=== ENTRIES SUPPLIED ===

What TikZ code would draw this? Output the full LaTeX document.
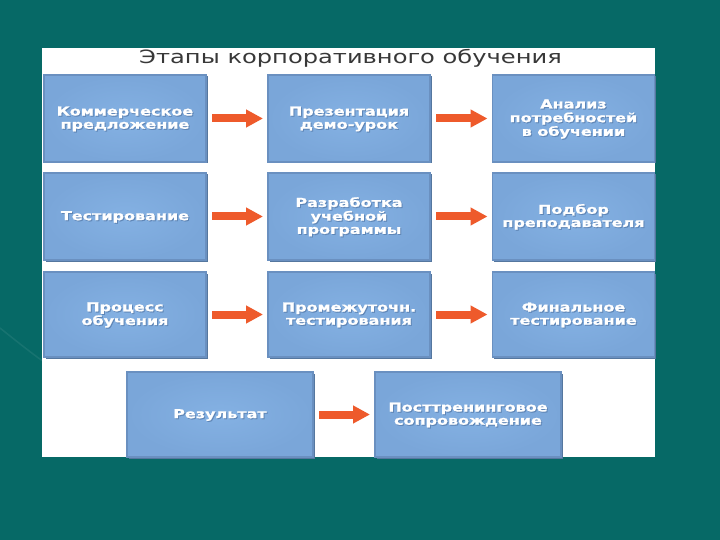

===
=== ENTRIES SUPPLIED ===

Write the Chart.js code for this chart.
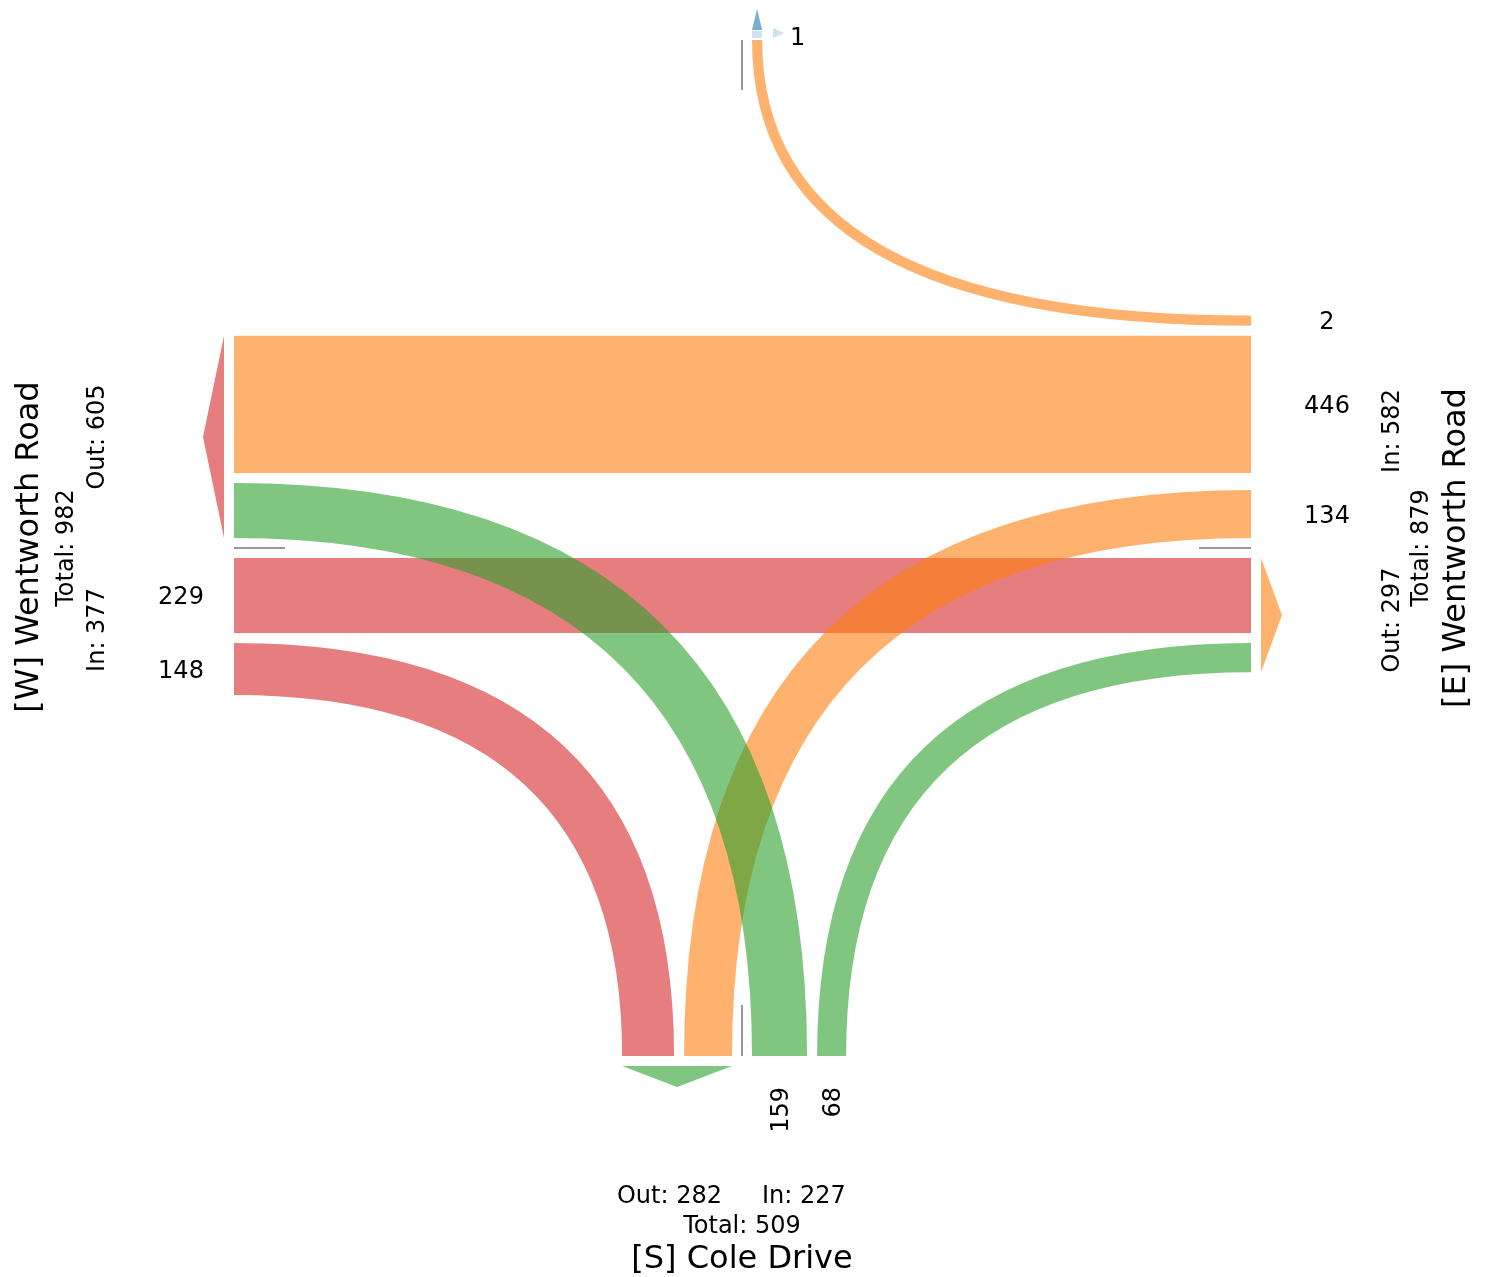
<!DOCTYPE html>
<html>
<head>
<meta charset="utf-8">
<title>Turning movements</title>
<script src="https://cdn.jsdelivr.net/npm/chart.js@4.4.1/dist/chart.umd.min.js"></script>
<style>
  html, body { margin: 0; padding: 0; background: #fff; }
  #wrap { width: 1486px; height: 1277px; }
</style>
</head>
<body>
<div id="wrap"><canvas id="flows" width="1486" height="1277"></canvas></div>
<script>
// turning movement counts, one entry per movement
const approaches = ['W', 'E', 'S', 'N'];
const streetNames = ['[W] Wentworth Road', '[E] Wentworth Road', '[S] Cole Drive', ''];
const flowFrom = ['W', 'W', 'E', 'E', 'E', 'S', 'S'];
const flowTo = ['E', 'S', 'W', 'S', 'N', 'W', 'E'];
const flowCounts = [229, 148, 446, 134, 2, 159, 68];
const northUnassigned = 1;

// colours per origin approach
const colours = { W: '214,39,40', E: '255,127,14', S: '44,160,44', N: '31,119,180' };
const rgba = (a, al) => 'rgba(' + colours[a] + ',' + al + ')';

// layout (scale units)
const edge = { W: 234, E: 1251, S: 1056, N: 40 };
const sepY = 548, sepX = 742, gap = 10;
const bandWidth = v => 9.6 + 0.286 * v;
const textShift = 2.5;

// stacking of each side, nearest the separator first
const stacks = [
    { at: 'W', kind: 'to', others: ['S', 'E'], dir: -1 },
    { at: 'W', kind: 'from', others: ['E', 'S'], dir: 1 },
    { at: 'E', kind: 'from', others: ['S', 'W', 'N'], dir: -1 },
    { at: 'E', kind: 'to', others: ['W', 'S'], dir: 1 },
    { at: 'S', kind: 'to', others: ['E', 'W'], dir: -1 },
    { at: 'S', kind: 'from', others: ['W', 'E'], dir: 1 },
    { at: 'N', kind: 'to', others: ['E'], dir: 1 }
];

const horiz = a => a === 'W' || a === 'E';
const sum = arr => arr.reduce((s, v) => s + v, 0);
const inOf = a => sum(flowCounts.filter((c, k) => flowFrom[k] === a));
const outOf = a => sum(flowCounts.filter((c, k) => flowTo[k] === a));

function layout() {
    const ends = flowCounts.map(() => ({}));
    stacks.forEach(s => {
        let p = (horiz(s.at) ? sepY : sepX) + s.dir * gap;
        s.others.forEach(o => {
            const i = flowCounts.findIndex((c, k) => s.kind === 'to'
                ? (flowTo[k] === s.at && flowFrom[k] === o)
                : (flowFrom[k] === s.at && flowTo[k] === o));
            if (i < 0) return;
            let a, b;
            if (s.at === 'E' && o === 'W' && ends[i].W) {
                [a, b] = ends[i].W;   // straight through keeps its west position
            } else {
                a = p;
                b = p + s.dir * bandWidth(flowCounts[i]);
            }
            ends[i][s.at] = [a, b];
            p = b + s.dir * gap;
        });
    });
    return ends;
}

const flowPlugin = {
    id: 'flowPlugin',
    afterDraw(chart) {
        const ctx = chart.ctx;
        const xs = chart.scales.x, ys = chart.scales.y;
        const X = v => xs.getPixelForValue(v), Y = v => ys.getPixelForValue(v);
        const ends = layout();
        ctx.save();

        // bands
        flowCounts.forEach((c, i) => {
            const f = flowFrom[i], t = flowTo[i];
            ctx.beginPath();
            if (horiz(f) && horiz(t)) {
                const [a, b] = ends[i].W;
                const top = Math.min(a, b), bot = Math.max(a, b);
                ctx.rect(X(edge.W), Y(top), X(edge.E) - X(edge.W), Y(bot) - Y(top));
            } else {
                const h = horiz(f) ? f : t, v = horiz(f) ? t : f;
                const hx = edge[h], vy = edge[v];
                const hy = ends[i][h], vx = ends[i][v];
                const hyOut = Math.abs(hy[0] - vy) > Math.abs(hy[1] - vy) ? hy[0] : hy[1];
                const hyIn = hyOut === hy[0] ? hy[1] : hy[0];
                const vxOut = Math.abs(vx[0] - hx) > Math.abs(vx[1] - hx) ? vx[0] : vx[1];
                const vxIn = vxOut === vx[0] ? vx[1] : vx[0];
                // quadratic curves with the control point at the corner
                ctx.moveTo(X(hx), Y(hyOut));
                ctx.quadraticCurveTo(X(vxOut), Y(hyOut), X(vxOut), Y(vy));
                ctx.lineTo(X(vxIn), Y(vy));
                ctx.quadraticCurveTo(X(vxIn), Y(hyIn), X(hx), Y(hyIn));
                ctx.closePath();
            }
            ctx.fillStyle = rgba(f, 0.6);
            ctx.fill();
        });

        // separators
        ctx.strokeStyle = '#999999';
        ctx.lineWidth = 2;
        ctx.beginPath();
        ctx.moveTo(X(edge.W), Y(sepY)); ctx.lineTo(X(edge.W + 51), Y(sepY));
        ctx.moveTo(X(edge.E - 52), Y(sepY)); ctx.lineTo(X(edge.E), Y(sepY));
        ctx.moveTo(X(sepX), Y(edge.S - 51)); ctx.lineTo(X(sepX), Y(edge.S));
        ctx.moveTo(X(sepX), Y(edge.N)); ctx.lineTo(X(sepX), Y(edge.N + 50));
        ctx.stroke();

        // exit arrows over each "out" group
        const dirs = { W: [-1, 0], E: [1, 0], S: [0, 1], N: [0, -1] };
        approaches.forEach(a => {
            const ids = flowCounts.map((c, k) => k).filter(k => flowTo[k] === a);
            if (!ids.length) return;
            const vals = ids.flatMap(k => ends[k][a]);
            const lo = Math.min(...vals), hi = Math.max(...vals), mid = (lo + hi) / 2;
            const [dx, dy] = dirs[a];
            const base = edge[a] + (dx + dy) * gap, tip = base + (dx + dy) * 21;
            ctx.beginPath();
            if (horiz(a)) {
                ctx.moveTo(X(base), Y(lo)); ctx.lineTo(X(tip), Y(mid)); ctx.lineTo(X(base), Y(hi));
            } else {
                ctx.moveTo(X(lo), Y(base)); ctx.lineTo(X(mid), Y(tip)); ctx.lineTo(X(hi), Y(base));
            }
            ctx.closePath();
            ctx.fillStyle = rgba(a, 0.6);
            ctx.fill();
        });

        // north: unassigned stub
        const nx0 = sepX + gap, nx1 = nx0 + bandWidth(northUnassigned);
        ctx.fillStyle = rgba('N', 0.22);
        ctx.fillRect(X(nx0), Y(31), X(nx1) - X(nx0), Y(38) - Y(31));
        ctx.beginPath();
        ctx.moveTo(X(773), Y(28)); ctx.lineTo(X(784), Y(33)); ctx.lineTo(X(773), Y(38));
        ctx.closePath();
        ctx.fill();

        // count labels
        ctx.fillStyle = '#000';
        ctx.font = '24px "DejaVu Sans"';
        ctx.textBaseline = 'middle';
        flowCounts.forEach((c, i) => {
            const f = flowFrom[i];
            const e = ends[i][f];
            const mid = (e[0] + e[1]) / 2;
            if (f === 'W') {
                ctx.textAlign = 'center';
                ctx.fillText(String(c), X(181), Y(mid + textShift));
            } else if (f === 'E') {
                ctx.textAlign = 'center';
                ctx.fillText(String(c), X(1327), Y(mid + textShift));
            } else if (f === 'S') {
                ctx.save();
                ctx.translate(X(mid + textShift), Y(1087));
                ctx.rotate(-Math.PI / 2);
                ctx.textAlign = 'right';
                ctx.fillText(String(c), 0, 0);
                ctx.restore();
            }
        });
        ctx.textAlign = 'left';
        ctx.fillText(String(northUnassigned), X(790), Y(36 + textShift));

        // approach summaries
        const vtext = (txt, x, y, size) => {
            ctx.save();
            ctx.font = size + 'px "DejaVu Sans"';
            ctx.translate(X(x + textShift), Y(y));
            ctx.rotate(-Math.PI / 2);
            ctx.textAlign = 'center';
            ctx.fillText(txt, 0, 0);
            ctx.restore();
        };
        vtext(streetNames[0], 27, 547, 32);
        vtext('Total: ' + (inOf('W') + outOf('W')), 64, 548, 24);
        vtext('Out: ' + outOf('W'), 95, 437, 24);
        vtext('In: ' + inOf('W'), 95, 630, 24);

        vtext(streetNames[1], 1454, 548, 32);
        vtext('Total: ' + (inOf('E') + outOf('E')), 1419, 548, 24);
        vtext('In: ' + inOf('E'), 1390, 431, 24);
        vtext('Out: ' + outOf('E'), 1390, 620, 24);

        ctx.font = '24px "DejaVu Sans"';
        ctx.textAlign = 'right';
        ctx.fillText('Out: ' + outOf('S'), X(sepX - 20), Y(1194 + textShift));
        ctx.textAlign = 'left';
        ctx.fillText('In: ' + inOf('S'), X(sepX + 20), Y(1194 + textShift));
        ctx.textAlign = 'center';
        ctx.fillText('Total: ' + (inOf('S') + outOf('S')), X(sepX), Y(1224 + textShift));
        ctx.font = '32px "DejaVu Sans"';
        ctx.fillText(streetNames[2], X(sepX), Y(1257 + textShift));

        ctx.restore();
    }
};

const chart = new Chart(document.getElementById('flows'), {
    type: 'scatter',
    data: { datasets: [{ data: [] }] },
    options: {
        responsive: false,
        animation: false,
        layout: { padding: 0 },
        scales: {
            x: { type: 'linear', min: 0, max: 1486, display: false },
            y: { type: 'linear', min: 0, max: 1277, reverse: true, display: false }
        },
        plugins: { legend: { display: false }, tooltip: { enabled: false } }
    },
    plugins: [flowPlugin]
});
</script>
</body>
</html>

===

List the lines of the material in which the word "chart" occurs.

ANSWER TO THE EXERCISE:
Write the Chart.js code for this chart.
<script src="https://cdn.jsdelivr.net/npm/chart.js@4.4.1/dist/chart.umd.min.js"></script>
    afterDraw(chart) {
        const ctx = chart.ctx;
        const xs = chart.scales.x, ys = chart.scales.y;
const chart = new Chart(document.getElementById('flows'), {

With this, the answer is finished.